Fast Azimuthally Anisotropic 3D Radon Transform by Generalized Fourier Slice Theorem

TL;DR

This paper presents a fast, anisotropic 3D Radon transform algorithm that enhances seismic data processing by improving resolution and enabling better medium parameter estimation, using a generalized Fourier slice theorem and sparse constraints.

Contribution

It introduces a novel, efficient anisotropic 3D Radon transform method employing the generalized Fourier slice theorem and sparsity constraints, significantly reducing computation time.

Findings

Improved temporal resolution of seismic data.

Effective construction of azimuthally dependent NMO velocity curves.
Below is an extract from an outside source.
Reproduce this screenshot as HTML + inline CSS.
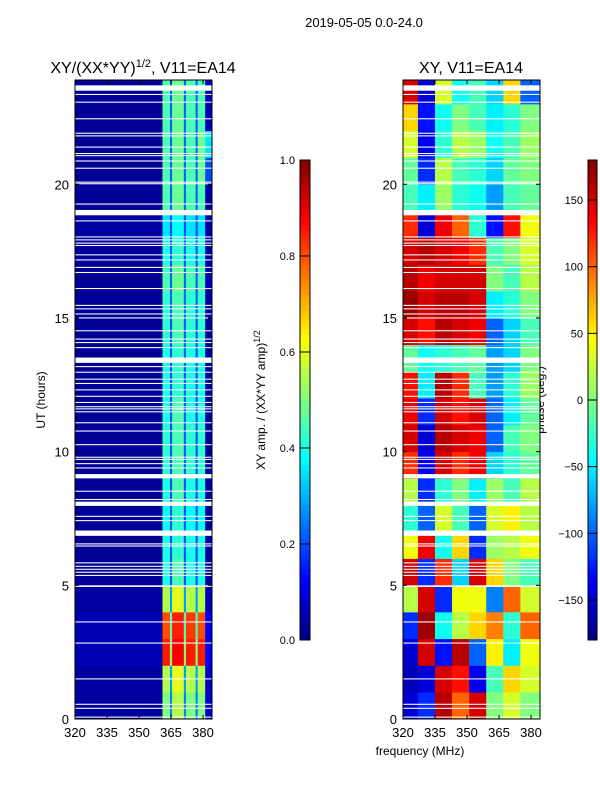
<!DOCTYPE html>
<html><head><meta charset="utf-8"><style>
html,body{margin:0;padding:0;background:#fff;width:600px;height:800px;overflow:hidden}
svg text{font-family:"Liberation Sans","DejaVu Sans",sans-serif;fill:#000}
</style></head><body>
<svg id="fig" width="600" height="800" viewBox="0 0 600 800" xmlns="http://www.w3.org/2000/svg">
<text x="364" y="27" font-size="13" text-anchor="middle">2019-05-05 0.0-24.0</text>
<text x="143" y="73" font-size="16" text-anchor="middle">XY/(XX*YY)<tspan dy="-6" font-size="11">1/2</tspan><tspan dy="6">, V11=EA14</tspan></text>
<text x="471" y="73" font-size="16" text-anchor="middle">XY, V11=EA14</text>
<text x="420" y="755" font-size="12" text-anchor="middle">frequency (MHz)</text>
<text transform="translate(45,400) rotate(-90)" font-size="12" text-anchor="middle">UT (hours)</text>
<text transform="translate(265,400) rotate(-90)" font-size="12" text-anchor="middle">XY amp. / (XX*YY amp)<tspan dy="-5" font-size="9">1/2</tspan></text>
<text transform="translate(544,400) rotate(-90)" font-size="12" text-anchor="middle">phase (deg.)</text>
<g id="layer"></g>
</svg>
<script>
// ---- data ----
const timeEdges = [0,1,2,3,4,5,6,7,8,9,10,11,12,13,14,15,16,17,18,19,20,21,22,23,23.9];
const ampFreqEdges = [320,361,364.5,365.5,371,372,376.5,377.5,381,384];
const ampGrid = [
[0.03,0.50,0.25,0.55,0.25,0.50,0.25,0.50,0.08],
[0.03,0.55,0.28,0.60,0.28,0.55,0.28,0.55,0.08],
[0.05,0.85,0.50,0.88,0.50,0.85,0.50,0.85,0.12],
[0.05,0.80,0.45,0.85,0.45,0.82,0.45,0.80,0.12],
[0.03,0.55,0.28,0.60,0.28,0.55,0.28,0.55,0.06],
[0.02,0.40,0.20,0.45,0.20,0.40,0.20,0.40,0.04],
[0.02,0.40,0.20,0.42,0.20,0.40,0.20,0.40,0.04],
[0.02,0.38,0.20,0.42,0.20,0.38,0.20,0.38,0.04],
[0.02,0.40,0.20,0.45,0.20,0.40,0.20,0.40,0.04],
[0.02,0.42,0.20,0.45,0.20,0.42,0.20,0.42,0.04],
[0.02,0.42,0.20,0.45,0.20,0.42,0.20,0.42,0.04],
[0.02,0.40,0.20,0.45,0.20,0.40,0.20,0.40,0.04],
[0.02,0.40,0.20,0.42,0.20,0.40,0.20,0.40,0.04],
[0.02,0.40,0.20,0.42,0.20,0.40,0.20,0.40,0.04],
[0.02,0.42,0.20,0.45,0.20,0.42,0.20,0.42,0.04],
[0.02,0.42,0.22,0.45,0.22,0.42,0.22,0.42,0.04],
[0.02,0.45,0.22,0.48,0.22,0.45,0.22,0.45,0.06],
[0.03,0.40,0.20,0.42,0.20,0.40,0.20,0.40,0.04],
[0.03,0.35,0.20,0.38,0.20,0.35,0.20,0.35,0.04],
[0.02,0.45,0.22,0.48,0.22,0.45,0.22,0.45,0.04],
[0.02,0.45,0.22,0.48,0.22,0.45,0.22,0.48,0.20],
[0.02,0.45,0.22,0.48,0.22,0.45,0.22,0.48,0.35],
[0.02,0.45,0.22,0.48,0.22,0.45,0.22,0.45,0.06],
[0.02,0.45,0.22,0.48,0.22,0.45,0.22,0.45,0.06]
];
const phaseFreqEdges = [320,327,335,343,351,359,367,375,384];
const phaseGrid = [
[-150,-120,160,100,150,0,30,0],
[-160,-150,150,130,-140,-20,60,30],
[-150,150,-130,160,-100,50,-50,40],
[-120,170,-40,20,60,90,-30,100],
[20,150,-120,40,40,-90,100,30],
[150,-120,120,-60,150,60,0,-20],
[40,140,-40,60,-120,10,20,40],
[-30,-100,30,-20,-100,30,50,20],
[20,-120,-30,0,-50,10,-20,20],
[120,-140,150,120,140,-60,-30,-10],
[150,-150,160,150,140,-100,-20,0],
[140,-120,150,130,150,-100,-50,-10],
[130,-50,160,120,-20,-80,-30,10],
[-10,-40,-30,-20,-10,-80,-60,0],
[150,130,160,150,140,-100,-60,-20],
[170,150,160,160,150,-50,-30,0],
[160,140,150,150,150,0,-20,20],
[150,160,150,140,120,-20,0,30],
[120,-150,140,100,-30,-130,130,40],
[-20,-50,10,-30,-40,-80,-20,-10],
[-10,-120,20,-20,-30,-60,-10,0],
[30,-140,-30,20,10,-40,-20,10],
[60,-130,-40,0,-20,-50,-30,0],
[150,-150,30,-40,-20,-60,60,-100]
];
const flagged = [[23.5,23.7],[23.34,23.38],[23.05,23.09],[22.43,22.47],[21.89,21.93],[21.79,21.83],[21.37,21.41],[21.13,21.17],[21.05,21.09],[20.85,20.89],[20.58,20.62],[20.06,20.1],[20.0,20.04],[19.24,19.28],[18.84,19.04],[18.61,18.65],[18.01,18.05],[17.9,17.94],[17.78,17.82],[17.69,17.73],[17.34,17.38],[17.15,17.19],[16.87,16.91],[16.68,16.72],[16.08,16.12],[15.45,15.49],[15.32,15.36],[15.13,15.17],[14.98,15.02],[14.5,14.54],[14.19,14.23],[14.06,14.1],[13.87,13.91],[13.32,13.52],[13.16,13.2],[12.95,12.99],[12.69,12.73],[12.53,12.57],[12.29,12.33],[12.05,12.09],[11.82,11.86],[11.66,11.7],[11.58,11.62],[11.47,11.51],[11.06,11.1],[10.75,10.79],[10.24,10.28],[9.77,9.81],[9.69,9.73],[9.53,9.57],[9.37,9.41],[9.0,9.16],[8.5,8.54],[8.19,8.23],[7.97,8.13],[7.56,7.6],[7.4,7.44],[6.85,7.05],[6.53,6.57],[6.45,6.49],[5.82,5.86],[5.69,5.73],[5.58,5.62],[5.47,5.51],[5.35,5.39],[4.94,5.0],[3.61,3.65],[2.82,2.86],[1.48,1.52],[0.53,0.57],[0.38,0.42],[0.05,0.09]];
const freqTicks = [320,335,350,365,380];
const timeTicks = [0,5,10,15,20];
const ampTicks = [0.0,0.2,0.4,0.6,0.8,1.0];
const phaseTicks = [-150,-100,-50,0,50,100,150];

// ---- helpers ----
const NS="http://www.w3.org/2000/svg";
const layer=document.getElementById('layer');
function mk(tag,attrs,parent){const e=document.createElementNS(NS,tag);for(const k in attrs)e.setAttribute(k,attrs[k]);(parent||layer).appendChild(e);return e;}
function jet(v){v=Math.max(0,Math.min(1,v));
 const r=Math.max(0,Math.min(1,1.5-Math.abs(4*v-3))),g=Math.max(0,Math.min(1,1.5-Math.abs(4*v-2))),b=Math.max(0,Math.min(1,1.5-Math.abs(4*v-1)));
 return `rgb(${Math.round(r*255)},${Math.round(g*255)},${Math.round(b*255)})`;}
const T0=0,T1=23.9,F0=320,F1=384.2;
const yT=t=>719-(t-T0)*(639/(T1-T0));
function xF(x0){return f=>x0+(f-F0)*(137/(F1-F0));}

function panel(name,x0,fEdges,grid,norm){
 const xs=xF(x0);
 const g=mk('g',{});
 
 
 for(let r=0;r<grid.length;r++){
  for(let c=0;c<grid[r].length;c++){
   const x1=xs(fEdges[c]),x2=xs(fEdges[c+1]),y1=yT(timeEdges[r+1]),y2=yT(timeEdges[r]);
   const cell=mk('rect',{x:x1,y:y1,width:x2-x1+0.3,height:y2-y1+0.3,fill:jet(norm(grid[r][c]))},g);
   
   
  }
 }
 for(const fl of flagged){
  const y1=yT(fl[1]),y2=yT(fl[0]);
  const band=mk('rect',{x:x0,y:y1,width:137,height:Math.max(1,y2-y1),fill:'#fff'},g);
  
  
 }
 const fr=mk('rect',{x:x0,y:80,width:137,height:639,fill:'none',stroke:'#000','stroke-width':1},g);
 
 
 for(const f of freqTicks){
  const x=xs(f);
  mk('line',{x1:x,y1:719,x2:x,y2:715,stroke:'#000'},g);
  mk('line',{x1:x,y1:80,x2:x,y2:84,stroke:'#000'},g);
  const t=mk('text',{x:x,y:737,'font-size':13,'text-anchor':'middle'},g);t.textContent=f;
  
  
 }
 for(const tt of timeTicks){
  const y=yT(tt);
  mk('line',{x1:x0,y1:y,x2:x0+4,y2:y,stroke:'#000'},g);
  mk('line',{x1:x0+137,y1:y,x2:x0+133,y2:y,stroke:'#000'},g);
  const t=mk('text',{x:x0-6,y:y+5,'font-size':13,'text-anchor':'end'},g);t.textContent=tt;
  
  
 }
}
panel('amplitude-heatmap',75,ampFreqEdges,ampGrid,v=>v);
panel('phase-heatmap',403,phaseFreqEdges,phaseGrid,v=>(v+180)/360);

function colorbar(name,x,w,ticks,lo,hi,fmt){
 const g=mk('g',{});
 
 
 const n=96;
 for(let i=0;i<n;i++){
  const y=160+480*i/n;
  mk('rect',{x:x,y:y,width:w,height:480/n+0.5,fill:jet(1-(i+0.5)/n)},g);
 }
 mk('rect',{x:x,y:160,width:w,height:480,fill:'none',stroke:'#000'},g);
 for(const v of ticks){
  const y=640-(v-lo)/(hi-lo)*480;
  mk('line',{x1:x,y1:y,x2:x+w,y2:y,stroke:'#000'},g);
  const t=mk('text',{x:x-5,y:y+4,'font-size':11,'text-anchor':'end'},g);
  t.textContent=fmt(v);
  
  
 }
}
colorbar('amp-colorbar',300,10,ampTicks,0,1,v=>v.toFixed(1));
colorbar('phase-colorbar',588,9,phaseTicks,-180,180,v=>v<0?'\u2212'+(-v):''+v);
</script>
</body></html>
Demonstrated success on synthetic datasets.

Abstract

Expensive computation of the conventional sparse Radon transform limits its use for effective transformation of 3D anisotropic seismic data cubes. We introduce a fast algorithm for azimuthally anisotropic 3D Radon transform with sparsity constraints, allowing effective transformation of seismic volumes corresponding to arbitrary anisotropic inhomogeneous media. In particular, a 3D data (CMP) cube of time and offset coordinates is transformed to a 3D cube of intercept time, slowness, and azimuth. The recently proposed generalized Fourier slice theorem is employed for very fast calculation of the 3D inverse transformation and its adjoint, which are subsequently used for efficient implementation of the sparse transform via a forward-backward splitting algorithm. The new anisotropic transform improves the temporal resolution of the resulting seismic data. Furthermore, the Radon transform coefficients allows constructing azimuthally dependent NMO velocity curve at any horizontal plane, which can be inverted for the medium anisotropic parameters. Numerical examples using synthetic data sets are presented showing the effectiveness of the proposed anisotropic method in improving seismic processing results compared with conventional isotropic counterpart.